There are a lot of different landing page metrics that you could be tracking, and it can be tough to determine which ones are the most important for your business.

So we created this article to help you understand the metrics to improve your landing page success. Plus, we answer the most common questions about landing page metrics at the bottom of this post.

Let’s get started!

What Is A Landing Page?

A landing page is a web page where people can go to learn more about a product or service.

It’s usually the first page people see when they click on an ad or a link.

The purpose of a landing page is to get people to take action, such as signing up for a newsletter, downloading a white paper, requesting a quote, or buying a product.

What Are The Key Elements Of A Landing Page?

There are a few things you need to have on your landing page. The first is that it should be easy for people to learn more about your product or service. They should also be able to easily take action, such as signing up for a newsletter or buying a product.

Also, ensure you include the right keywords so people can find your landing page easily.

A well-designed landing page will have a clear call-to-action (CTA) and minimal distractions. This makes it easy for people to understand what they need to do and increases the chances that they’ll take the desired action.

Why Are Landing Pages Important?

Landing pages are important because they’re often the first interaction people have with your brand.

A well-designed landing page can make a good first impression and encourage people to learn more about your company.

Conversely, a poorly designed landing page can reflect poorly on your brand.

That’s why it’s important to spend time creating a high-quality landing page that reflects your brand well.

But now, let’s get to the actual landing page metrics!

1. Conversion Rate

Conversion rate is a measure of how successful your landing page is at getting people to take the desired action. This desired action can be signing up for a newsletter, buying a product, starting a free trial, etc.

It is a key metric that you need to track in order to determine the effectiveness of your landing page. Possibly even the most important landing page metric to track.

It is calculated by dividing the number of people who take the desired action by the total number of visitors to your landing page.

For example, if 100 people visit your landing page and 50 of them sign up for your newsletter, then your conversion rate would be 50%.

Conversion rate formula

What Is the Average Landing Page Conversion Rate?

The average landing page conversion rate is very dependent on the industry. Websites in the top 25% convert about 5.31% while the top 10% convert about 11.45%.

However, for landing page conversions across all industries, the rate is about 2.35%.

Here is the average conversion rate for different industries:

Conversion rate by industry

If you want to read more about conversion rate in different industries there are lots of videos and blog posts out there. This one we found to be very good.

What Is a Good Conversion Rate for a Landing Page?

Again it is very dependent on the industry. Most would probably agree that landing page conversion rates of 10% or higher are a good conversion rate.

There are also a lot of other things affecting the conversion rate. So the best way to get more conversions is:

  • Make it a habit to regularly test
  • Try different CTAs
  • Make big tests like changing the landing page design, and then move towards smaller tests like button placements and font types.
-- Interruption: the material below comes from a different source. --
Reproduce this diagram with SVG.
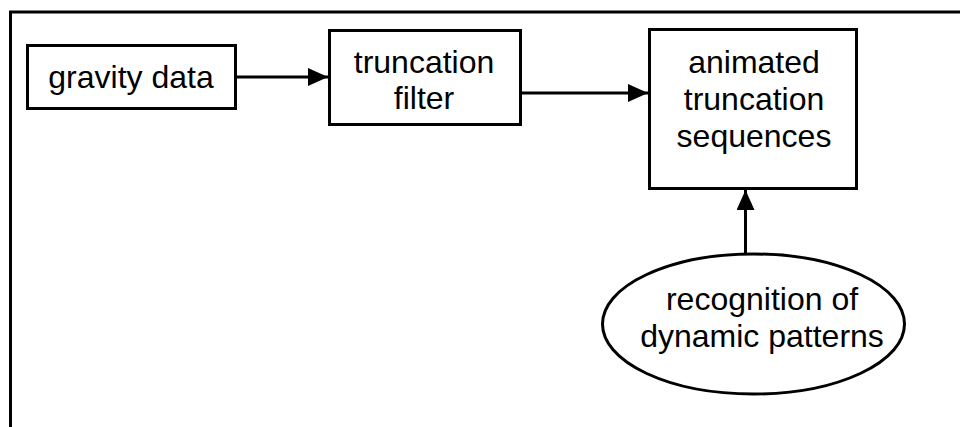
<svg xmlns="http://www.w3.org/2000/svg" width="960" height="427" viewBox="0 0 960 427">
<style>
.box{fill:#fff;stroke:#000;stroke-width:3}
.lbl{font-family:"Liberation Sans",Arial,sans-serif;font-size:32px;text-anchor:middle;fill:#000}
.conn{stroke:#000;stroke-width:3;fill:none}
</style>
<defs>
<marker id="ah" markerUnits="userSpaceOnUse" markerWidth="20" markerHeight="18" refX="20" refY="9" orient="auto">
<path d="M0,0 L20,9 L0,18 Z" fill="#000"/>
</marker>
</defs>
<rect width="960" height="427" fill="#fff"/>
<g id="frame">
<path d="M10.5,427 V12 H960" class="conn"/>
</g>
<g id="connectors">
<line x1="237" y1="77" x2="328" y2="77" class="conn" marker-end="url(#ah)"/>
<line x1="522" y1="93" x2="648" y2="93" class="conn" marker-end="url(#ah)"/>
<line x1="745.5" y1="253" x2="745.5" y2="190" class="conn" marker-end="url(#ah)"/>
</g>
<g id="gravity">
<rect x="27.5" y="45.5" width="208" height="63" class="box"/>
<text x="131" y="88" class="lbl">gravity data</text>
</g>
<g id="filter">
<rect x="329.5" y="30.5" width="191" height="94" class="box"/>
<text x="424" y="73" class="lbl">truncation</text>
<text x="424" y="109" class="lbl">filter</text>
</g>
<g id="animated">
<rect x="649.5" y="29.5" width="207" height="159" class="box"/>
<text x="754" y="73" class="lbl">animated</text>
<text x="754" y="110" class="lbl">truncation</text>
<text x="754" y="147" class="lbl">sequences</text>
</g>
<g id="recognition">
<ellipse cx="753.5" cy="324" rx="151" ry="70" class="box"/>
<text x="762" y="310" class="lbl">recognition of</text>
<text x="762" y="347" class="lbl">dynamic patterns</text>
</g>
</svg>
It is the big tests and improvements that will affect the conversion rate the most.

2. Landing Page Views

Google’s Analytics website explains page views as follows:

A pageview (or pageview hit, page tracking hit) is an instance of a page being loaded (or reloaded) in a browser. Pageviews is a metric defined as the total number of pages viewed.

Basically, it helps you understand which pages get the most traffic and which underperform.

It is easy to see and track your landing page views in Google Analytics.

Go to the menu on the left in your Analytics dashboard and select

  1. “Behavior”
  2. “Site Content”
  3. “All Pages”
Navigation to landing page views in Google Analytics

Here you will find all the pages and their respective page views.

Monitoring landing page views with Google Analytics

However, it will also show some other metrics like unique pageviews, average time on page, entrances, bounce rate, percent exit, and page value.

You can use the blue chart above to see trends in landing page views over the course of a few days or months.

That way you can see which days you get the most page views and whether for example, weekends improve or reduce your page views. Or if an ad or promotion was effective.

But remember that it is not landing page views that should be your main focus but rather conversions and the number of sales you make. Keeping that in mind, page views can be a great first indicator whether an SEO or ad campaign is working or not.

3. Bounce Rate

Google has explained the bounce rate like this:

A bounce is a single-page session on your site. In Analytics, a bounce is calculated specifically as a session that triggers only a single request to the Analytics server, such as when a user opens a single page on your site and then exits without triggering any other requests to the Analytics server during that session.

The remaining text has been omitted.